Parece ser que la mierda procedente de los intestinos del artista Damien Hirst ha fermentado y ha hecho que reviente el envoltorio metálico que la contenía. La vitrina del museo donde se aloja la lata, después de que el museo en cuestión pagara por ella varios millones de dólares en una subasta, ha tenido que ser aseada y aireada. Hay quien afirma que, en realidad, no contenía propiamente mierda, sino yeso. Pero el caso es que, estafa o no, estalló como una burbuja más ante la consternación de los entendidos en arte.

Como metáfora del mal olor que nos rodea, la lata de Hirst reunía todas las condiciones para convertirse en un icono de la posmodernidad. Era, en primer lugar, algo, una sustancia natural en contraste con el ambiente más bien vacío y profiláctico que hoy se respira en el mundo del arte y en el mundo en general. Era por otro lado una depurada expresión escatológica de narcisismo, tan exagerado en el arte de nuestros días. Tenía además el sello de la materialidad, un aspecto especialmente añorado en un mundo que ha renunciado a todo contacto sensible, ya que las emociones se experimentan ahora mayormente en los ámbitos virtuales de la red. Finalmente, era una representación publicitaria, una mercancía bajo la forma de producto comercial.

No sabemos si el siniestro habrá devaluado el precio de la lata y si los marchantes -y el propio artista- han rendido cuentas de lo sucedido (se dice que Hirst y su equipo pujaban en las subastas, pues lo suyo no era únicamente fabricar arte sino también colocarlo cumplidamente en el mercado). Pero no es la única explosión de la que tenemos noticia, desde luego.

Lo más parecido a la lata de Hirst, solo que mucho más grande, son las hedge-found, que como su nombre indica son elegantes artificios financieros rellenos de auténtica basura que se sirven enlatados y que los marchantes del dinero venden a precio de oro. Pasan directamente de los intestinos de los artistas de las finanzas a la boca y los estómagos de ávidos consumidores de productos especulativos, hasta que la lata estalla y los abundantes restos de material orgánico se esparcen entre la gente.

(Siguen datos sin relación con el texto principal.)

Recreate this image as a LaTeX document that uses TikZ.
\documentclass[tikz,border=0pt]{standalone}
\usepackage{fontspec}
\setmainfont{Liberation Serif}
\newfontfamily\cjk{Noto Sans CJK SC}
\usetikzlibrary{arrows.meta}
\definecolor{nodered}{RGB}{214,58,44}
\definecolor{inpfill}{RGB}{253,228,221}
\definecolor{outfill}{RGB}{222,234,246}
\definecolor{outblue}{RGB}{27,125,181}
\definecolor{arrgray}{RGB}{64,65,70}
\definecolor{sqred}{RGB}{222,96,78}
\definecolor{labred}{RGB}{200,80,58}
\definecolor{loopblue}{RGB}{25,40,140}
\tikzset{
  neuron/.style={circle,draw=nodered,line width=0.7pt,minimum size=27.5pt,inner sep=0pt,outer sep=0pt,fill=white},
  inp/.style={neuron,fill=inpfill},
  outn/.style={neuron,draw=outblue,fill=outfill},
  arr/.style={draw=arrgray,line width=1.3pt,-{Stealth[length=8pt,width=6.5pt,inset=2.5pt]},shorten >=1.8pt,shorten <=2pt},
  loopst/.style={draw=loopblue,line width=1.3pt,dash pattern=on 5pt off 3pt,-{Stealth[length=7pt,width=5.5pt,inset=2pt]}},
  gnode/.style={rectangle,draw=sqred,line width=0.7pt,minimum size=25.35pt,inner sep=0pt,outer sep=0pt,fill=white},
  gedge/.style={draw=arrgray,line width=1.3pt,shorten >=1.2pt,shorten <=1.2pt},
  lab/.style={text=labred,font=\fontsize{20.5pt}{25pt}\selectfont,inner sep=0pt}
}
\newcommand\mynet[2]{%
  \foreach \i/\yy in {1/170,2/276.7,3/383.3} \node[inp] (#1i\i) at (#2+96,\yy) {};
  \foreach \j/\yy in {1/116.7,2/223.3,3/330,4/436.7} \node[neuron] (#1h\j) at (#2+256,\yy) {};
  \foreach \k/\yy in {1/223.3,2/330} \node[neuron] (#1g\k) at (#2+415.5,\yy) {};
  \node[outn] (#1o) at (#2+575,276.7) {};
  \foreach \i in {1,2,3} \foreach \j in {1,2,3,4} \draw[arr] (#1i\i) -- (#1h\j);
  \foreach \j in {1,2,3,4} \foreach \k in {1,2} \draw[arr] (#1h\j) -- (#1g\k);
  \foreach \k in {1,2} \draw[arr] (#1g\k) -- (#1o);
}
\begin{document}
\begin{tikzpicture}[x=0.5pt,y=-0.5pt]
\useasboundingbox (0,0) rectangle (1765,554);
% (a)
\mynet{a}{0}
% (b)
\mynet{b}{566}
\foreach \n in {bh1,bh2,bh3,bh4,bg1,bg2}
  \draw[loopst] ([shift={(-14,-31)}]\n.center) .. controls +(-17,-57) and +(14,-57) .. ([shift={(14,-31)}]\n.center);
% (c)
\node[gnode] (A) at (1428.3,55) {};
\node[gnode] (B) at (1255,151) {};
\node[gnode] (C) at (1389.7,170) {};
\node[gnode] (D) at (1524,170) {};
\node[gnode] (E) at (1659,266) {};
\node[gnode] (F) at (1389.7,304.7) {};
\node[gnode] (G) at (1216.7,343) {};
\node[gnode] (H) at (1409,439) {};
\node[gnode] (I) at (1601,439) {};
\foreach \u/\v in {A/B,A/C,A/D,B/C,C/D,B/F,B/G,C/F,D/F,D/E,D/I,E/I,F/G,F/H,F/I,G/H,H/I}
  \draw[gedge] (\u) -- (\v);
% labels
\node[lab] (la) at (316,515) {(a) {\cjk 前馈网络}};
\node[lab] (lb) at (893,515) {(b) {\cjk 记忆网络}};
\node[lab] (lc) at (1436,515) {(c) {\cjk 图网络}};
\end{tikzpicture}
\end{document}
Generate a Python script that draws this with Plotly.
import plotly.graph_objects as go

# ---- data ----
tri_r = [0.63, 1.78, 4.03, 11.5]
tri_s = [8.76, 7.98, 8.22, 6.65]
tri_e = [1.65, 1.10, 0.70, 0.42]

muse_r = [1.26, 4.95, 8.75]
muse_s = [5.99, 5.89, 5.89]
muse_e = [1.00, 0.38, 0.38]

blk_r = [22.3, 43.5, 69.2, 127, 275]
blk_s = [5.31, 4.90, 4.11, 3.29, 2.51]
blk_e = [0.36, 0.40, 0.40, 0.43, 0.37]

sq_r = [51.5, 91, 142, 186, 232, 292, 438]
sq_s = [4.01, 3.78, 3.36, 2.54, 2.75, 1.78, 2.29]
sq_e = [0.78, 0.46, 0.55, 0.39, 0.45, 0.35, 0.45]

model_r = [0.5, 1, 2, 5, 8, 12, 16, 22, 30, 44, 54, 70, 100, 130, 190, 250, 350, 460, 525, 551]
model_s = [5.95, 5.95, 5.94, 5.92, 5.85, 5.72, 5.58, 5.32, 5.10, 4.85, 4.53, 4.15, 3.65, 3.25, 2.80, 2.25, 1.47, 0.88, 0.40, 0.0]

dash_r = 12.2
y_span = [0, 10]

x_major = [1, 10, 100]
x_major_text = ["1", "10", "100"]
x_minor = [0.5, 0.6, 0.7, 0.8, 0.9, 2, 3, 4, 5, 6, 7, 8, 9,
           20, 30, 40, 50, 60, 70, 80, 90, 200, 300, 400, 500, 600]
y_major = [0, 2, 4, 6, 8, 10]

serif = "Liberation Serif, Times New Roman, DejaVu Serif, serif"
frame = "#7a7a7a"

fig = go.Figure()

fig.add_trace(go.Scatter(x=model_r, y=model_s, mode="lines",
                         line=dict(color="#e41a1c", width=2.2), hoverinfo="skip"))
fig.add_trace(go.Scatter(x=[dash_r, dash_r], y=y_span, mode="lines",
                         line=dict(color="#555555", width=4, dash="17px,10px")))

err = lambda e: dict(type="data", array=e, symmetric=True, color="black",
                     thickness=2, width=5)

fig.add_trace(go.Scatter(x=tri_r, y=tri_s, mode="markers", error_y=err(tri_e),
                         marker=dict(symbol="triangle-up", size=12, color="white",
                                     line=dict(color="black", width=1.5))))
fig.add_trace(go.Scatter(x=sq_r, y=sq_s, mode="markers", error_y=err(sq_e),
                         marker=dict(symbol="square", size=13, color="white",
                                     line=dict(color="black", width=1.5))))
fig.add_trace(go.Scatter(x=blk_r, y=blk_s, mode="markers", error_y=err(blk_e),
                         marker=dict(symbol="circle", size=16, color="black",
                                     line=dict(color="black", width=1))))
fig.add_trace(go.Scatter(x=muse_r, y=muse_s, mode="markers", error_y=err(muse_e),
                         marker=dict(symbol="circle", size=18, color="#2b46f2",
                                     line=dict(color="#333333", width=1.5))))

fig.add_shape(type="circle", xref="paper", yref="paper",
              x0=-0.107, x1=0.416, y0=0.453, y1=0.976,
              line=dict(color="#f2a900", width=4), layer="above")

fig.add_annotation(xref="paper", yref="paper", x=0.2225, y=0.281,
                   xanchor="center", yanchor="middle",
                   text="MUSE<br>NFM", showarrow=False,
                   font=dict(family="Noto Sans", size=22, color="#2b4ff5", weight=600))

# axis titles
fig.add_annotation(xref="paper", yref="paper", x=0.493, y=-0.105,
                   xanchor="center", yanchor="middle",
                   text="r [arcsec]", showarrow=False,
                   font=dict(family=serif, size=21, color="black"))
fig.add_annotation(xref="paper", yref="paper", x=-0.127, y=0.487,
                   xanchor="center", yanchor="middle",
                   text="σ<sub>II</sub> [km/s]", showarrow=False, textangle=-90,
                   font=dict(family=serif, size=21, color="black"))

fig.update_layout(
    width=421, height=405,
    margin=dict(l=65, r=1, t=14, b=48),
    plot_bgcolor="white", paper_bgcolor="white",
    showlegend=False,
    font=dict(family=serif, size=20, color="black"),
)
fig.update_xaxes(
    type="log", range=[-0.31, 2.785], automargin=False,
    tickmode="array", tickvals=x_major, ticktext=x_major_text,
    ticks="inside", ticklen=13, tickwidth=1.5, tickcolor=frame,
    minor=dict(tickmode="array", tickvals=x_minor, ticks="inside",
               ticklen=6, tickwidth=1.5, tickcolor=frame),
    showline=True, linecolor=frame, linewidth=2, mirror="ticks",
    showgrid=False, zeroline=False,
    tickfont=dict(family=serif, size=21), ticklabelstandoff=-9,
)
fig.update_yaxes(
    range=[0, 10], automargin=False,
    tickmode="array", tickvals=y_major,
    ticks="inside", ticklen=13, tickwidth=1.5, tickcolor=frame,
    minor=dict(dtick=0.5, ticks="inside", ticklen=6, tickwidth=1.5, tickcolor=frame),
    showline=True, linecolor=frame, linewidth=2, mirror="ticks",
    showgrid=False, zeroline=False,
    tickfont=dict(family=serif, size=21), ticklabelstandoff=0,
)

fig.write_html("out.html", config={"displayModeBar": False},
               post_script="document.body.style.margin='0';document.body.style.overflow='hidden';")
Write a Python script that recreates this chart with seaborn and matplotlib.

A menor escala, nuestra querida entidad local de ahorros resulta que acabó siendo una lata de parecido tenor. Tuvo antaño todos los atributos para ser considerada un buen producto. Era algo arraigado, real. Era la expresión del ahorro de la gente que luego revertía en forma de servicios de alguna manera necesarios. Generaba respeto y confianza y lucía brillante como una estrella.

Pero un buen día aquella caja empezó a llenarse de una materia corruptible que empezaba a oler a podrido. Políticos y comparsas se habían dedicado a meter la mano en sus interioridades y a acumular basura en sus partes bajas. Ejecutivos y administradores, deslumbrados por los suculentos negocios abiertos a la innovación y a ganancias sin fin, se coaligaron con empresarios insaciables en su loca carrera por sacar provecho del último metro cuadrado. La estrella se precipitó de lo alto. Las costuras de aquella caja, que se presumían a toda prueba, reventaron.

Como en el caso de la lata de Hirst, nadie parece de momento concernido por el cataclismo de nuestra querida entidad. Los máximos responsables, por este orden de prioridad: el gobierno del pepé de la Generalitat, el gabinete de alta dirección con sus consejeros al completo comandados por su presidente, los ejecutivos y el Banco de España, miran hacia otro lado mientras se tapan la nariz. Ahora, la basura ha sido recogida por los ciudadanos que con sus impuestos adelantan el dinero de su nacionalización. Pronto la endosarán al mejor postor, a precio de saldo, como debe ser.